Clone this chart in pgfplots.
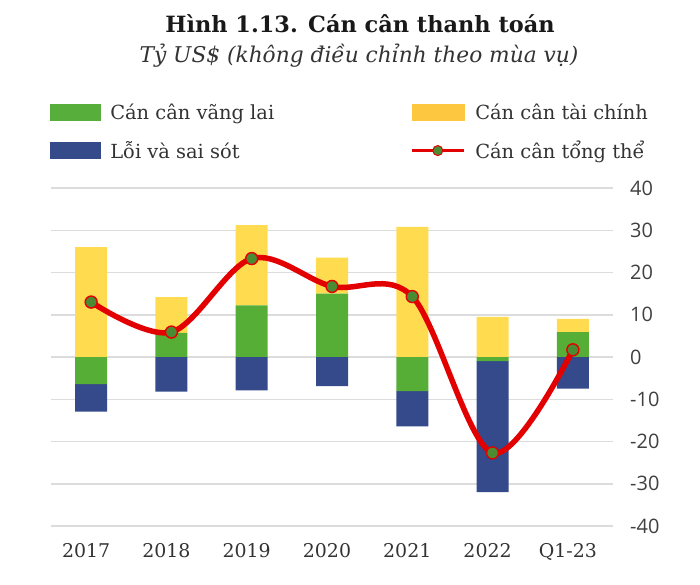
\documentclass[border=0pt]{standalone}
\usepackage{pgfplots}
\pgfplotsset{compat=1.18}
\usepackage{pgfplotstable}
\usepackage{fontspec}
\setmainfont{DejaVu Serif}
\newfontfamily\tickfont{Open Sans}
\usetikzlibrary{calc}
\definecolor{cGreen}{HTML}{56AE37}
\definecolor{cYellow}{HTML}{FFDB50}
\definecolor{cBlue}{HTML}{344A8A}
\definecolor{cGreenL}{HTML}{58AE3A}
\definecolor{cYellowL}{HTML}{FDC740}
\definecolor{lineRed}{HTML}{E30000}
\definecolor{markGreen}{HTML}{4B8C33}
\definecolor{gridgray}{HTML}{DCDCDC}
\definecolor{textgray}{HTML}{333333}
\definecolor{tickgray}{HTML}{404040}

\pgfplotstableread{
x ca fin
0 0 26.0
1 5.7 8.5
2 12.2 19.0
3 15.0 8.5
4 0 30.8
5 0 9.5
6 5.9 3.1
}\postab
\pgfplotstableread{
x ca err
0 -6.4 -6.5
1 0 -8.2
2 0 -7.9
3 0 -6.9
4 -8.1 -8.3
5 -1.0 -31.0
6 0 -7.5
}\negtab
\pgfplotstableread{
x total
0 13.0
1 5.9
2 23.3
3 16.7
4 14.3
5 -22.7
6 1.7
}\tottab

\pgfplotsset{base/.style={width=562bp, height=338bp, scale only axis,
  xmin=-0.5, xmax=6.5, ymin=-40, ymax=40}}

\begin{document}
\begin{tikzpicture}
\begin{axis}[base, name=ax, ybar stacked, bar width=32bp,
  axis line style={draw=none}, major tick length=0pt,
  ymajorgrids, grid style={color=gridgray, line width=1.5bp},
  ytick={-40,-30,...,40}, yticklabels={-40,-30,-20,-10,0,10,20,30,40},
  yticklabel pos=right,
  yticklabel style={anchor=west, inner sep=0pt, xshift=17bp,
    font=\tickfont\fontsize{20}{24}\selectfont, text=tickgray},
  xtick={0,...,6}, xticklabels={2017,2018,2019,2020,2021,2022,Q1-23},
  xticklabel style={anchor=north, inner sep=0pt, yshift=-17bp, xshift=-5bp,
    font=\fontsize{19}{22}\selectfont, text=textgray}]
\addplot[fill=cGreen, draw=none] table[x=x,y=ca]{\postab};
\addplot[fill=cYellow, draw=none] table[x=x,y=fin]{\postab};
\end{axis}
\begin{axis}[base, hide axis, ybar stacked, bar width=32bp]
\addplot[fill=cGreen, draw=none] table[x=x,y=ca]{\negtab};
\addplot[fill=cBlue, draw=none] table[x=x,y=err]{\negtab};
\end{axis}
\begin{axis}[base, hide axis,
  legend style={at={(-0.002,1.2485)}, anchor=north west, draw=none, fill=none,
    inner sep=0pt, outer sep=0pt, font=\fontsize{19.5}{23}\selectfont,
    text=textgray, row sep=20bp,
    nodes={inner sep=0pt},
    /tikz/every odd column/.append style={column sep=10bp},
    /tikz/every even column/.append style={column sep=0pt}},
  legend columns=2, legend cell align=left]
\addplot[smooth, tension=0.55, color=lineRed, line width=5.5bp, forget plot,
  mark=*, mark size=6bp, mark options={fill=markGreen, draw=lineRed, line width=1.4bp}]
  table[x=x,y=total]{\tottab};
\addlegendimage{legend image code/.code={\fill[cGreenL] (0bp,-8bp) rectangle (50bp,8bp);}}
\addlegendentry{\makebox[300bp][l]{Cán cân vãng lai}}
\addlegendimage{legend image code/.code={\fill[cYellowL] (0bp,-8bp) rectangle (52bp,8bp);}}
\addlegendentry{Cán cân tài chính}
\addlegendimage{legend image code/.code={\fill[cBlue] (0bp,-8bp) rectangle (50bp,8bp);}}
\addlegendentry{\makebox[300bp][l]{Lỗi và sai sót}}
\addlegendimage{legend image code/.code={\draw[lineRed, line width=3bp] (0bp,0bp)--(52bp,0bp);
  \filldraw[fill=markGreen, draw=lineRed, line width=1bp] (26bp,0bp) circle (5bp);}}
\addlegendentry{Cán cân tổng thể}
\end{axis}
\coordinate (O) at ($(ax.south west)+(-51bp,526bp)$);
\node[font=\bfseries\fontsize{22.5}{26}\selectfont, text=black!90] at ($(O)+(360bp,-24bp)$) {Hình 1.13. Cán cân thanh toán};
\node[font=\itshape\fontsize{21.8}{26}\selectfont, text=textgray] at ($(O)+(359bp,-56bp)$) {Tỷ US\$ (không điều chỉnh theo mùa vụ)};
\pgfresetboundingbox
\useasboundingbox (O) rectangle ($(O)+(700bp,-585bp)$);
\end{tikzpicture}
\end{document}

* TASK PROMPT
All of the data needs repeating exactly, but the pictures do not.

* EXPECTED OUTPUT
Clone this chart in pgfplots.
\documentclass[border=0pt]{standalone}
\usepackage{pgfplots}
\pgfplotsset{compat=1.18}
\usepackage{pgfplotstable}
\usepackage{fontspec}
\setmainfont{DejaVu Serif}
\newfontfamily\tickfont{Open Sans}
\usetikzlibrary{calc}
\definecolor{cGreen}{HTML}{56AE37}
\definecolor{cYellow}{HTML}{FFDB50}
\definecolor{cBlue}{HTML}{344A8A}
\definecolor{cGreenL}{HTML}{58AE3A}
\definecolor{cYellowL}{HTML}{FDC740}
\definecolor{lineRed}{HTML}{E30000}
\definecolor{markGreen}{HTML}{4B8C33}
\definecolor{gridgray}{HTML}{DCDCDC}
\definecolor{textgray}{HTML}{333333}
\definecolor{tickgray}{HTML}{404040}

\pgfplotstableread{
x ca fin
0 0 26.0
1 5.7 8.5
2 12.2 19.0
3 15.0 8.5
4 0 30.8
5 0 9.5
6 5.9 3.1
}\postab
\pgfplotstableread{
x ca err
0 -6.4 -6.5
1 0 -8.2
2 0 -7.9
3 0 -6.9
4 -8.1 -8.3
5 -1.0 -31.0
6 0 -7.5
}\negtab
\pgfplotstableread{
x total
0 13.0
1 5.9
2 23.3
3 16.7
4 14.3
5 -22.7
6 1.7
}\tottab

\pgfplotsset{base/.style={width=562bp, height=338bp, scale only axis,
  xmin=-0.5, xmax=6.5, ymin=-40, ymax=40}}

\begin{document}
\begin{tikzpicture}
\begin{axis}[base, name=ax, ybar stacked, bar width=32bp,
  axis line style={draw=none}, major tick length=0pt,
  ymajorgrids, grid style={color=gridgray, line width=1.5bp},
  ytick={-40,-30,...,40}, yticklabels={-40,-30,-20,-10,0,10,20,30,40},
  yticklabel pos=right,
  yticklabel style={anchor=west, inner sep=0pt, xshift=17bp,
    font=\tickfont\fontsize{20}{24}\selectfont, text=tickgray},
  xtick={0,...,6}, xticklabels={2017,2018,2019,2020,2021,2022,Q1-23},
  xticklabel style={anchor=north, inner sep=0pt, yshift=-17bp, xshift=-5bp,
    font=\fontsize{19}{22}\selectfont, text=textgray}]
\addplot[fill=cGreen, draw=none] table[x=x,y=ca]{\postab};
\addplot[fill=cYellow, draw=none] table[x=x,y=fin]{\postab};
\end{axis}
\begin{axis}[base, hide axis, ybar stacked, bar width=32bp]
\addplot[fill=cGreen, draw=none] table[x=x,y=ca]{\negtab};
\addplot[fill=cBlue, draw=none] table[x=x,y=err]{\negtab};
\end{axis}
\begin{axis}[base, hide axis,
  legend style={at={(-0.002,1.2485)}, anchor=north west, draw=none, fill=none,
    inner sep=0pt, outer sep=0pt, font=\fontsize{19.5}{23}\selectfont,
    text=textgray, row sep=20bp,
    nodes={inner sep=0pt},
    /tikz/every odd column/.append style={column sep=10bp},
    /tikz/every even column/.append style={column sep=0pt}},
  legend columns=2, legend cell align=left]
\addplot[smooth, tension=0.55, color=lineRed, line width=5.5bp, forget plot,
  mark=*, mark size=6bp, mark options={fill=markGreen, draw=lineRed, line width=1.4bp}]
  table[x=x,y=total]{\tottab};
\addlegendimage{legend image code/.code={\fill[cGreenL] (0bp,-8bp) rectangle (50bp,8bp);}}
\addlegendentry{\makebox[300bp][l]{Cán cân vãng lai}}
\addlegendimage{legend image code/.code={\fill[cYellowL] (0bp,-8bp) rectangle (52bp,8bp);}}
\addlegendentry{Cán cân tài chính}
\addlegendimage{legend image code/.code={\fill[cBlue] (0bp,-8bp) rectangle (50bp,8bp);}}
\addlegendentry{\makebox[300bp][l]{Lỗi và sai sót}}
\addlegendimage{legend image code/.code={\draw[lineRed, line width=3bp] (0bp,0bp)--(52bp,0bp);
  \filldraw[fill=markGreen, draw=lineRed, line width=1bp] (26bp,0bp) circle (5bp);}}
\addlegendentry{Cán cân tổng thể}
\end{axis}
\coordinate (O) at ($(ax.south west)+(-51bp,526bp)$);
\node[font=\bfseries\fontsize{22.5}{26}\selectfont, text=black!90] at ($(O)+(360bp,-24bp)$) {Hình 1.13. Cán cân thanh toán};
\node[font=\itshape\fontsize{21.8}{26}\selectfont, text=textgray] at ($(O)+(359bp,-56bp)$) {Tỷ US\$ (không điều chỉnh theo mùa vụ)};
\pgfresetboundingbox
\useasboundingbox (O) rectangle ($(O)+(700bp,-585bp)$);
\end{tikzpicture}
\end{document}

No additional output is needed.